Identify and reproduce every line holding the string "this".

### [Charts and diagrams as code]
-=-=-
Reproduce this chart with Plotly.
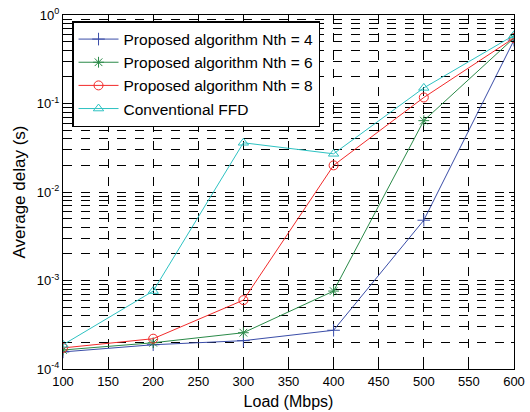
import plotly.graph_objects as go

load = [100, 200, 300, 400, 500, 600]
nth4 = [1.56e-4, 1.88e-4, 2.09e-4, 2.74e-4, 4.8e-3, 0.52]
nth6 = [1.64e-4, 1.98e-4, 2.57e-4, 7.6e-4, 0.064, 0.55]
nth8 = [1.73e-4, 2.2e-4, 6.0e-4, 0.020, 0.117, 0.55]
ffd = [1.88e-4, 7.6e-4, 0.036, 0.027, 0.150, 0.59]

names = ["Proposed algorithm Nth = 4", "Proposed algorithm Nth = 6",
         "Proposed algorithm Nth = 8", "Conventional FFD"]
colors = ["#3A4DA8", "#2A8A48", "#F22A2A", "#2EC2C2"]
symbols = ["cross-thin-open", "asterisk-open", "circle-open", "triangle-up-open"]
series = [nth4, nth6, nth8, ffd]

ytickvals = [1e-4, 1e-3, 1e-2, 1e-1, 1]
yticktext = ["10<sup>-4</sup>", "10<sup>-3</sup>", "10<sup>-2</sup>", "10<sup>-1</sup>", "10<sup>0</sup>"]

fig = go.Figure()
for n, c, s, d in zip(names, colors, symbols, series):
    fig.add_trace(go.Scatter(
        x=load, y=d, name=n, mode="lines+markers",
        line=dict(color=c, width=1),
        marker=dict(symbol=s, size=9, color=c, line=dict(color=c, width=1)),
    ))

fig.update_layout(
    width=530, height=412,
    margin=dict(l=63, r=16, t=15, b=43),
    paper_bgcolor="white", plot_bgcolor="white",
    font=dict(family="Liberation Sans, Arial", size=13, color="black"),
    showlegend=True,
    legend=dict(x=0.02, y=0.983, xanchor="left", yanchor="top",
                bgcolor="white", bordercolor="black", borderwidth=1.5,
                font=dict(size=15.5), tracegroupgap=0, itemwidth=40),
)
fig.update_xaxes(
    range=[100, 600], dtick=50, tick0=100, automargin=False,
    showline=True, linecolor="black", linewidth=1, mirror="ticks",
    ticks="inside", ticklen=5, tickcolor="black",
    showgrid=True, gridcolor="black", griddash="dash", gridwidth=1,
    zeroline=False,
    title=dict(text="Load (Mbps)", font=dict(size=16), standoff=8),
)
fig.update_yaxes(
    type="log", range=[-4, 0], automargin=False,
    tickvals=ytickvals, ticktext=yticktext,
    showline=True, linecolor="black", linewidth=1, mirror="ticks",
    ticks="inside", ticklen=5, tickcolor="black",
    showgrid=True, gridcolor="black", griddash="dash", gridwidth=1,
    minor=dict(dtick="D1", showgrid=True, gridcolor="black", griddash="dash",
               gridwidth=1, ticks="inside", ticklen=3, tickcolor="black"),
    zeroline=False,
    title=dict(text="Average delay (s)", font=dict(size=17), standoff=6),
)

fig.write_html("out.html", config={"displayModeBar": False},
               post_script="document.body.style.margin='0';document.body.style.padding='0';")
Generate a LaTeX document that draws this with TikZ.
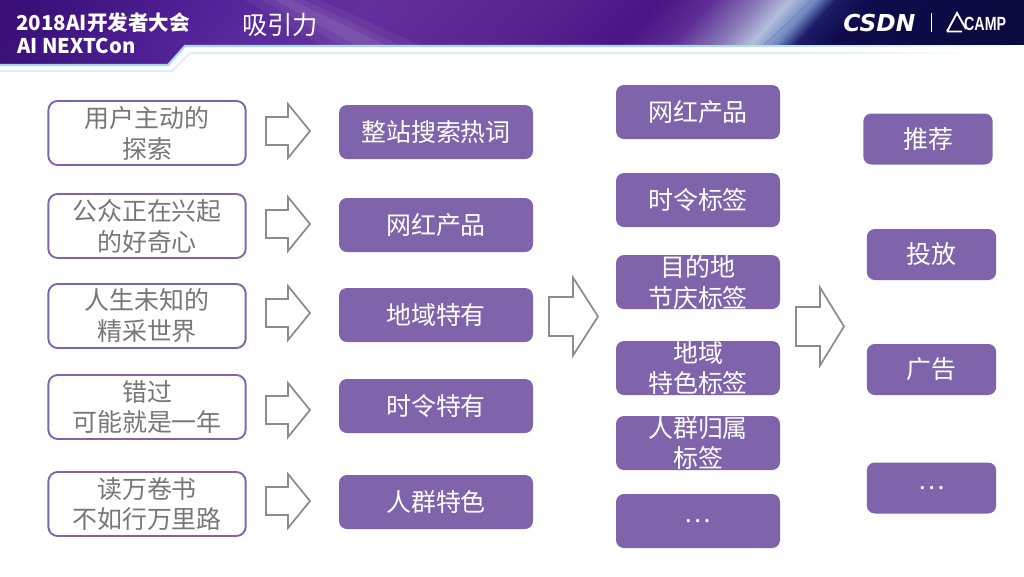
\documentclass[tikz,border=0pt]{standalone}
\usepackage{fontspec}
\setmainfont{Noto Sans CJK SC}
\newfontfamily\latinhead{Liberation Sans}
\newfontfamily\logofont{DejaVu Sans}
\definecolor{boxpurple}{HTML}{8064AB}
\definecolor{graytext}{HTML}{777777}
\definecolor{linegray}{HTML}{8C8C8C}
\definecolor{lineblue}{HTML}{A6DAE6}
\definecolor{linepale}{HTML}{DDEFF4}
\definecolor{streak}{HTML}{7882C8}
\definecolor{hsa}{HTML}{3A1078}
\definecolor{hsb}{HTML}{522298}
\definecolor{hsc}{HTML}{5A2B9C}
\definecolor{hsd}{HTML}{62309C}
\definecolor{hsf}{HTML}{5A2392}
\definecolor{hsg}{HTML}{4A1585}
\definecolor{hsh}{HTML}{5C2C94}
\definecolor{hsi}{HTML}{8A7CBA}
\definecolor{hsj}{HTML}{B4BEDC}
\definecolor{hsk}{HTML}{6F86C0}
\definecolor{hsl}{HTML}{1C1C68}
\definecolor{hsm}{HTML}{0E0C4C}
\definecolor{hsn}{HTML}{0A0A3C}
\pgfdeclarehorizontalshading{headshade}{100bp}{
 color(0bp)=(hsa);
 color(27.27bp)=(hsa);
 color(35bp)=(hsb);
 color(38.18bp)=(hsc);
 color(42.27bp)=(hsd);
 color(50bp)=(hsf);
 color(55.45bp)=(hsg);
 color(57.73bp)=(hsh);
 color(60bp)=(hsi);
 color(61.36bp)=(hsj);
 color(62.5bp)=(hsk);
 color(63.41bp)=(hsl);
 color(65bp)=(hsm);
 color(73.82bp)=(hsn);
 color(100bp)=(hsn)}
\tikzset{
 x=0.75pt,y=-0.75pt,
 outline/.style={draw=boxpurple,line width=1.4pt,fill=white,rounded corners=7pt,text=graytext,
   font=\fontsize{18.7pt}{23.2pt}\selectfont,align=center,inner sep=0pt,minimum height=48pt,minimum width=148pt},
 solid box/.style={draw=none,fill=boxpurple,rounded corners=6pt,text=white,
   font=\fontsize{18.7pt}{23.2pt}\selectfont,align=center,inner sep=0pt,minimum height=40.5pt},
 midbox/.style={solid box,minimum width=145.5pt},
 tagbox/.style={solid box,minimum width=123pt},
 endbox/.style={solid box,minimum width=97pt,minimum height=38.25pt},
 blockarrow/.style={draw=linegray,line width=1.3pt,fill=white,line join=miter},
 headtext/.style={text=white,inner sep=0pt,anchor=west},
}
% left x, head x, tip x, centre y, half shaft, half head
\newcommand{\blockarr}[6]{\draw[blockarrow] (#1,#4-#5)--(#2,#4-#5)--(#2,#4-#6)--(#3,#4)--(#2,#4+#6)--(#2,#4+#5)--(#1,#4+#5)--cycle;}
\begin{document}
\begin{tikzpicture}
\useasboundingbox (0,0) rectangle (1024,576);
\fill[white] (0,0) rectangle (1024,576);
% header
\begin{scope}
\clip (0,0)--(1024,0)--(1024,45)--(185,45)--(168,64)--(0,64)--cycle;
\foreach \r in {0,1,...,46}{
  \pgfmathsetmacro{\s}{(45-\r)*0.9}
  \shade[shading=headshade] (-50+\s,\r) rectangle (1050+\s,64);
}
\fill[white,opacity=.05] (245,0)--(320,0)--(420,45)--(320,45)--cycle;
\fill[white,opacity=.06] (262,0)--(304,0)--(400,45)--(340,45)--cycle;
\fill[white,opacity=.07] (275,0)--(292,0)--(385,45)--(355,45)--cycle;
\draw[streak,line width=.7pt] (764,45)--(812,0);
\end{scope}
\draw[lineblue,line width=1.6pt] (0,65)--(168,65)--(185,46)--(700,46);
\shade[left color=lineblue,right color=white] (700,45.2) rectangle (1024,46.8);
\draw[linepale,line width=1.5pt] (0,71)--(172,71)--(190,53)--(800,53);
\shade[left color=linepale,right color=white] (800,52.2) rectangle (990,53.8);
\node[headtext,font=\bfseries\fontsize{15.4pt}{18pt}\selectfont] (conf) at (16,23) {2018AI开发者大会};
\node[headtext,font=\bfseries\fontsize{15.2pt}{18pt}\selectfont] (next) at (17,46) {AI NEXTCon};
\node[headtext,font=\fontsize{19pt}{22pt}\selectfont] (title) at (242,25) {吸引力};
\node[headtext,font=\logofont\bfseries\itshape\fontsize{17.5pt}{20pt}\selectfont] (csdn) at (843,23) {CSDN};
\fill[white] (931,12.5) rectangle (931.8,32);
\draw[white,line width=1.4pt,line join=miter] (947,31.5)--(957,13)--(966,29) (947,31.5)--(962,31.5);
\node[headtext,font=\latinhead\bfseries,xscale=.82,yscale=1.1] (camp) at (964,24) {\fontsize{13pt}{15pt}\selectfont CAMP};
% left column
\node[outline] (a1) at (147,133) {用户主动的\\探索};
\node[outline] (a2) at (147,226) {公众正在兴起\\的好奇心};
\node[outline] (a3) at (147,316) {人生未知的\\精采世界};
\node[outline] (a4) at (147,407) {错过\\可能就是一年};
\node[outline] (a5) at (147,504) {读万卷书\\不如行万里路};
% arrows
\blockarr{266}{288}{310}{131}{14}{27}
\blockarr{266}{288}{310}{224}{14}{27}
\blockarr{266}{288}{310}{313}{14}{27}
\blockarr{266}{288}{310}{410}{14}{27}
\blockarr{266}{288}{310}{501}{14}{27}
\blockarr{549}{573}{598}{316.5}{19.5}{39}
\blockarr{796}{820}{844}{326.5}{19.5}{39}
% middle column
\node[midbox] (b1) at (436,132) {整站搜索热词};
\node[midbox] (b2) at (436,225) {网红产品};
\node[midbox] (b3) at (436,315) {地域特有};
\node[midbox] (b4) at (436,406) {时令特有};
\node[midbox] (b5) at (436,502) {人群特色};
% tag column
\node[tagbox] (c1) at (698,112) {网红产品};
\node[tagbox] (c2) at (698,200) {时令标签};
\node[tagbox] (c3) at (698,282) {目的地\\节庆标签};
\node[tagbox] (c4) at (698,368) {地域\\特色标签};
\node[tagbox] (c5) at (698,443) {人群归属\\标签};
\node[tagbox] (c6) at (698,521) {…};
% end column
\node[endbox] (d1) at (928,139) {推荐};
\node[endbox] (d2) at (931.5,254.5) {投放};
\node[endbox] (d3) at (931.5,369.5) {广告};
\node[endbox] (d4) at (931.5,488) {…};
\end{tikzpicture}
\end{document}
-=-=-
### [IN RESPONSE]
Reproduce this chart with Plotly.
Generate a LaTeX document that draws this with TikZ.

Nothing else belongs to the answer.